---- MATERIAL PROVIDED

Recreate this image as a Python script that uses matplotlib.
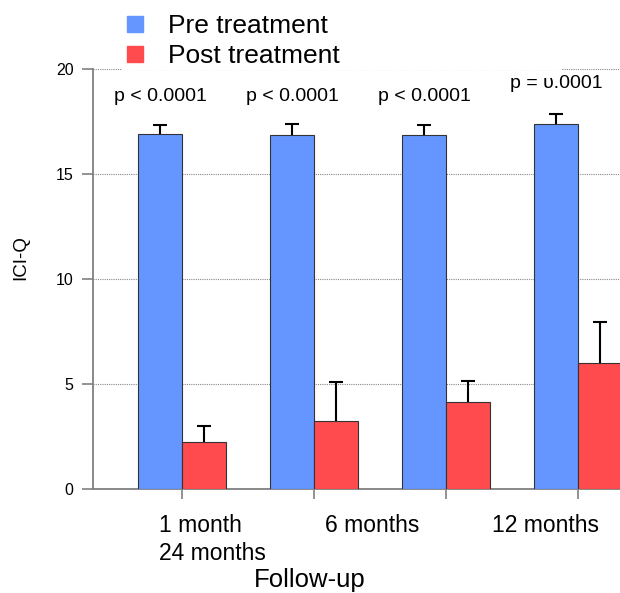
import matplotlib
matplotlib.use('Agg')
import matplotlib.pyplot as plt
import numpy as np
from matplotlib.lines import Line2D

plt.rcParams['font.family'] = ['Liberation Sans', 'DejaVu Sans']

groups = ['1 month', '6 months', '12 months', '24 months']
pre_mean = [16.9, 16.85, 16.85, 17.38]
pre_err = [0.45, 0.52, 0.48, 0.48]
post_mean = [2.25, 3.25, 4.12, 6.0]
post_err = [0.77, 1.85, 1.02, 1.95]
p_text = ['p < 0.0001', 'p < 0.0001', 'p < 0.0001', 'p = \u03c5.0001']
p_y = [18.7, 18.7, 18.7, 19.33]
tick_text = ['1 month\n24 months', '6 months', '12 months']
tick_pos = [0.227, 1.44, 2.75]

blue = '#6596ff'
red = '#ff4b4e'
grey = '#808080'

fig = plt.figure(figsize=(6.2, 5.93), dpi=100)
ax = fig.add_axes([0.15, 0.1754, 0.85, 0.7082])

x = np.arange(len(groups))
w = 0.333
ekw = dict(ecolor='black', elinewidth=1.5, capsize=5, capthick=1.5)
b1 = ax.bar(x - w / 2, pre_mean, w, color=blue, edgecolor='#333333', linewidth=0.8,
            yerr=[np.zeros(4), pre_err], error_kw=ekw, zorder=3)
b2 = ax.bar(x + w / 2, post_mean, w, color=red, edgecolor='#333333', linewidth=0.8,
            yerr=[np.zeros(4), post_err], error_kw=ekw, zorder=3)
# only the upper caps
for b in (b1, b2):
    b.errorbar.lines[1][0].remove()

for xi, t, yy in zip(x, p_text, p_y):
    ax.text(xi - w / 2, yy, t, ha='center', va='center', fontsize=14, zorder=5)

ax.set_xlim(-0.674, 3.318)
ax.set_ylim(0, 20)
ax.set_yticks([0, 5, 10, 15, 20])
ax.tick_params(axis='y', length=8, width=1.2, color=grey, labelsize=11.5, pad=6)
ax.yaxis.grid(True, linestyle=(0, (1, 1)), color='#888888', linewidth=0.8, zorder=0)
ax.set_axisbelow(True)

ax.set_xticks(x)
ax.set_xticklabels([])
ax.tick_params(axis='x', which='major', length=7, width=1.2, color=grey)
ax.set_xticks(tick_pos, minor=True)
ax.set_xticklabels(tick_text, minor=True, fontsize=16.5, ma='left', linespacing=1.3)
ax.tick_params(axis='x', which='minor', length=0, pad=18)

for s in ['top', 'right']:
    ax.spines[s].set_visible(False)
for s in ['left', 'bottom']:
    ax.spines[s].set_color(grey)
    ax.spines[s].set_linewidth(1.3)

ax.set_ylabel('ICI-Q', fontsize=13.5, labelpad=19, y=0.55)
ax.set_xlabel('Follow-up', fontsize=18.5, x=0.412, labelpad=2)

handles = [Line2D([], [], ls='none', marker='s', markersize=11, color=blue),
           Line2D([], [], ls='none', marker='s', markersize=11, color=red)]
leg = fig.legend(handles, ['Pre treatment', 'Post treatment'], loc='upper left',
                 bbox_to_anchor=(0.196, 0.98, 0.71, 0.0), mode='expand',
                 fontsize=19, frameon=True, fancybox=False, edgecolor='none',
                 facecolor='white', framealpha=1, handlelength=0.8,
                 handletextpad=0.85, labelspacing=0.2, borderpad=0.1,
                 borderaxespad=0.0)
leg.set_zorder(10)

fig.savefig('out.png', dpi=100)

--------

Copy nothing but the lines from the top of the material through the line holding "grey = '#808080'", exactly as written; omit pictures.

Recreate this image as a Python script that uses matplotlib.
import matplotlib
matplotlib.use('Agg')
import matplotlib.pyplot as plt
import numpy as np
from matplotlib.lines import Line2D

plt.rcParams['font.family'] = ['Liberation Sans', 'DejaVu Sans']

groups = ['1 month', '6 months', '12 months', '24 months']
pre_mean = [16.9, 16.85, 16.85, 17.38]
pre_err = [0.45, 0.52, 0.48, 0.48]
post_mean = [2.25, 3.25, 4.12, 6.0]
post_err = [0.77, 1.85, 1.02, 1.95]
p_text = ['p < 0.0001', 'p < 0.0001', 'p < 0.0001', 'p = \u03c5.0001']
p_y = [18.7, 18.7, 18.7, 19.33]
tick_text = ['1 month\n24 months', '6 months', '12 months']
tick_pos = [0.227, 1.44, 2.75]

blue = '#6596ff'
red = '#ff4b4e'
grey = '#808080'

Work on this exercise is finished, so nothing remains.